(Recorded information)
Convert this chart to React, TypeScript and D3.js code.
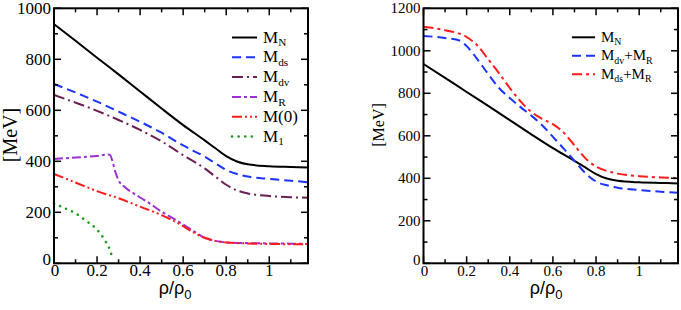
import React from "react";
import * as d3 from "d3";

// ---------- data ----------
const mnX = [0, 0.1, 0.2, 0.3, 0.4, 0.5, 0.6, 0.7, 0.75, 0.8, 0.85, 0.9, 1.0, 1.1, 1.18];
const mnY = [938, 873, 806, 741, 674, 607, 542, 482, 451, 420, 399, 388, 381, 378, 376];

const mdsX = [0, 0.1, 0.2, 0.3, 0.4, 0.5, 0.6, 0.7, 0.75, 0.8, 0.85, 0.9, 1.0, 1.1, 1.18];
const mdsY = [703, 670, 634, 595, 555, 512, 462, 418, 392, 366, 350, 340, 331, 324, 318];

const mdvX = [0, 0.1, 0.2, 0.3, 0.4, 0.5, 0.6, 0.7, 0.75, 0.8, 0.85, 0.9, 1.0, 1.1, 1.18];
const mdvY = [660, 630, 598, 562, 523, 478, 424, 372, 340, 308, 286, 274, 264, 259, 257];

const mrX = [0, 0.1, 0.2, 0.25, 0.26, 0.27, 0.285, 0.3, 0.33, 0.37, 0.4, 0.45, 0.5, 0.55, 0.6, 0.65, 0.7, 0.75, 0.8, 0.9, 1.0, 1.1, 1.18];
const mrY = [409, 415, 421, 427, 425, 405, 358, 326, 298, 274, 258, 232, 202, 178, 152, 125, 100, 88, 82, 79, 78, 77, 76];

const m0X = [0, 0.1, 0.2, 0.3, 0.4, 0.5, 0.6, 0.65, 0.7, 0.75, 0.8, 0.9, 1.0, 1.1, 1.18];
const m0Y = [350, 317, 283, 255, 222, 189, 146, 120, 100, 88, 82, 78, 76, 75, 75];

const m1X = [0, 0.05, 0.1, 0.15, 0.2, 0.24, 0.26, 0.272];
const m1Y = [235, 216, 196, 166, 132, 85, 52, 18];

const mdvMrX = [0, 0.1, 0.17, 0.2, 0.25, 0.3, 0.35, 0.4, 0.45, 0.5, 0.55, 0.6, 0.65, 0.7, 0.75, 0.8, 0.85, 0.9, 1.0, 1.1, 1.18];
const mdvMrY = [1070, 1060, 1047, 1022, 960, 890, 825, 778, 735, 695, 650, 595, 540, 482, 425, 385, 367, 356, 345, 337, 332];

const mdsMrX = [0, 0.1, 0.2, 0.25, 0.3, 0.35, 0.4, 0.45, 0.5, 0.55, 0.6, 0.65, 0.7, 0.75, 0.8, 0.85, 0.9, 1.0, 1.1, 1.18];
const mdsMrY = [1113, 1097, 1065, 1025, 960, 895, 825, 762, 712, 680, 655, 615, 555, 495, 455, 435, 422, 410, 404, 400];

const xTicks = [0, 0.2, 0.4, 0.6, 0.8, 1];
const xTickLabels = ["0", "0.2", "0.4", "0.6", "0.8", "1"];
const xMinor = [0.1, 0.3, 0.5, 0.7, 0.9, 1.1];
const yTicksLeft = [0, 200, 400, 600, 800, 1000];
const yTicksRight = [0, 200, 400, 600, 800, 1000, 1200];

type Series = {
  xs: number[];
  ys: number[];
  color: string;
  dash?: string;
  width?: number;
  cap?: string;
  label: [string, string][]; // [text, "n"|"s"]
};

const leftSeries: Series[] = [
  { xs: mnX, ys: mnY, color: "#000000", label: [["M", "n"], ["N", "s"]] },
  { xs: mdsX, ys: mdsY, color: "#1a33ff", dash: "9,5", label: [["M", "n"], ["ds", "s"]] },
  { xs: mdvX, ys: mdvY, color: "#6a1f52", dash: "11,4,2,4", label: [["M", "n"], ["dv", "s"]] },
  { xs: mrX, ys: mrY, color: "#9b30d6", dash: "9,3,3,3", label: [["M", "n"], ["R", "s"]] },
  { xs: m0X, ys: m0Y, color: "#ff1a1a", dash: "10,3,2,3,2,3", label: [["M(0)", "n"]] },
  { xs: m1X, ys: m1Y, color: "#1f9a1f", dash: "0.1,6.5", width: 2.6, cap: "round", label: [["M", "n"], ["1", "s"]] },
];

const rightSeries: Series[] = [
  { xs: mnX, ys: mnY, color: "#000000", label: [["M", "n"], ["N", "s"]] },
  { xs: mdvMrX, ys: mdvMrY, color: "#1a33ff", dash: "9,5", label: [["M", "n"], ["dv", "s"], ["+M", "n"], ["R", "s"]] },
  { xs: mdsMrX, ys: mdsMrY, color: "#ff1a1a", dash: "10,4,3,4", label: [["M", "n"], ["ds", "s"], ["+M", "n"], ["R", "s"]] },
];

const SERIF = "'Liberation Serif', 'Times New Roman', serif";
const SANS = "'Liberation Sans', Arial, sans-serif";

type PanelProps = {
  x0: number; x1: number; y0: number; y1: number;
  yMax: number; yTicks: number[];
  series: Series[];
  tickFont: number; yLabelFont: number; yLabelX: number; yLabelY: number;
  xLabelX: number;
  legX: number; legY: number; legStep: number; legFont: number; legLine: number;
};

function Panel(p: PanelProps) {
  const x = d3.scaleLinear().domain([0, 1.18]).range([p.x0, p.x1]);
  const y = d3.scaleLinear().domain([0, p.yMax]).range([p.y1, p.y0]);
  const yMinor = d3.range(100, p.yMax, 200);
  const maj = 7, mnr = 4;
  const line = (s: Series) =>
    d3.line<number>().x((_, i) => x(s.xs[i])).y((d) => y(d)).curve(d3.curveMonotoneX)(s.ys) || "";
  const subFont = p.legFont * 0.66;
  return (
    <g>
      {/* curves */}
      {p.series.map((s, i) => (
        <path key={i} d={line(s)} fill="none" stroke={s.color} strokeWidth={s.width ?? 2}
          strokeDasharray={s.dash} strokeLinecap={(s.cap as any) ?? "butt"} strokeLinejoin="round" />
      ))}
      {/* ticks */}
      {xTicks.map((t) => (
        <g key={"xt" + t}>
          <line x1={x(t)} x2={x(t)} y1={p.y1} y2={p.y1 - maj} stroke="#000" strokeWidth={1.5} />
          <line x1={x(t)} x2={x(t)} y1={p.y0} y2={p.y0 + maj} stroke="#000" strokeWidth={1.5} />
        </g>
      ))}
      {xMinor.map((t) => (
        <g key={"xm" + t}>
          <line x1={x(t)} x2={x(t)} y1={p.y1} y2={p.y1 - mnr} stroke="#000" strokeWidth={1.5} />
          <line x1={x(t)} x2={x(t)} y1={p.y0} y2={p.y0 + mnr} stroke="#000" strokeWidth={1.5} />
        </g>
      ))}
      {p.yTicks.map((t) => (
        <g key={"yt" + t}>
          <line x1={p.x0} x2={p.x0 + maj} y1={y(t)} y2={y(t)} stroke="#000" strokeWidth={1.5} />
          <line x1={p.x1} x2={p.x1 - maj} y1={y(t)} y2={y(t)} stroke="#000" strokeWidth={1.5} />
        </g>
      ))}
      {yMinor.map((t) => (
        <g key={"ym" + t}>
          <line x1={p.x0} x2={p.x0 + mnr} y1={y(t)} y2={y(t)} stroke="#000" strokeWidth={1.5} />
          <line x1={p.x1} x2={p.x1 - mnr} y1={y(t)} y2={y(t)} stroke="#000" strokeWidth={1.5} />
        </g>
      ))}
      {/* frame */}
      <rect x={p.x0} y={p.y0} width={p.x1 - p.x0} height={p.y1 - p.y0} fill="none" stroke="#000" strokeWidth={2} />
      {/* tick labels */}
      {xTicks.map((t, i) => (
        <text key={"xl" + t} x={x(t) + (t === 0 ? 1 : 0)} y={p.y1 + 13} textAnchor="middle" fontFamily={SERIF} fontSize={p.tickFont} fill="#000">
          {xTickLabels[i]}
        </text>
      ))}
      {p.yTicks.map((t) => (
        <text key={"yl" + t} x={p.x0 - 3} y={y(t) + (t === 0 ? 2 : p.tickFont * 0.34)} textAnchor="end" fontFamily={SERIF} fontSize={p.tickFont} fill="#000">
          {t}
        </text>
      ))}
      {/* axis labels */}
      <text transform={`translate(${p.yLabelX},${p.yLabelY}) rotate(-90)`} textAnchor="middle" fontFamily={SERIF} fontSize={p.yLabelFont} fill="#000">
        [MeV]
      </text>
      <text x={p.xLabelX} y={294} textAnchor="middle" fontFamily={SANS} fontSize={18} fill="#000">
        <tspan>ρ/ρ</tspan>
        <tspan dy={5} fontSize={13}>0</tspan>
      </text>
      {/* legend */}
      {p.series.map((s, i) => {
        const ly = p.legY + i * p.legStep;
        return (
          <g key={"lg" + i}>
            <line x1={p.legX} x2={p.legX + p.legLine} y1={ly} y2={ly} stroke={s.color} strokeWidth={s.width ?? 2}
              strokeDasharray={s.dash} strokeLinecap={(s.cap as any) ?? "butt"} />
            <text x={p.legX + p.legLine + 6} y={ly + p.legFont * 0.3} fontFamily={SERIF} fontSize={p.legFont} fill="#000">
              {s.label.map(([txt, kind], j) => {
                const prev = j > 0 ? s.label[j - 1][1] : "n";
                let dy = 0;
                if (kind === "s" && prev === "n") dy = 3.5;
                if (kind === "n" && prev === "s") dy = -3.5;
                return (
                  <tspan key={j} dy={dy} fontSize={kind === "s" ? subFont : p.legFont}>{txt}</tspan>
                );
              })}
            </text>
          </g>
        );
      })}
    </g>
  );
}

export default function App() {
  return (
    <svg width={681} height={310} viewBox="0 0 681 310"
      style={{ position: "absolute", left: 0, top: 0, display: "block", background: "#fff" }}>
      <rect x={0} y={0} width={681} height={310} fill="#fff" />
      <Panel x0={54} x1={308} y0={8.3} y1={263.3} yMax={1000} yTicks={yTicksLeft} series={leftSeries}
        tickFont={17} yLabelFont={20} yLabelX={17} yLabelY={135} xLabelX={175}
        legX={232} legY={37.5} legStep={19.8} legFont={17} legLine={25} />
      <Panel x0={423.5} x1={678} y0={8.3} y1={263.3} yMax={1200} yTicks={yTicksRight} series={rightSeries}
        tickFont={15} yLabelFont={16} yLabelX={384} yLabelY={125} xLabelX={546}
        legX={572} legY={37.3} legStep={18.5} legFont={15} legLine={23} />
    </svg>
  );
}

(Stated goal)
Go from the first line of the listing to the line holding "381, 378, 376];" and, please, transcribe those lines exactly, both included, with no pictures.

(Answer to the task)
Convert this chart to React, TypeScript and D3.js code.
import React from "react";
import * as d3 from "d3";

// ---------- data ----------
const mnX = [0, 0.1, 0.2, 0.3, 0.4, 0.5, 0.6, 0.7, 0.75, 0.8, 0.85, 0.9, 1.0, 1.1, 1.18];
const mnY = [938, 873, 806, 741, 674, 607, 542, 482, 451, 420, 399, 388, 381, 378, 376];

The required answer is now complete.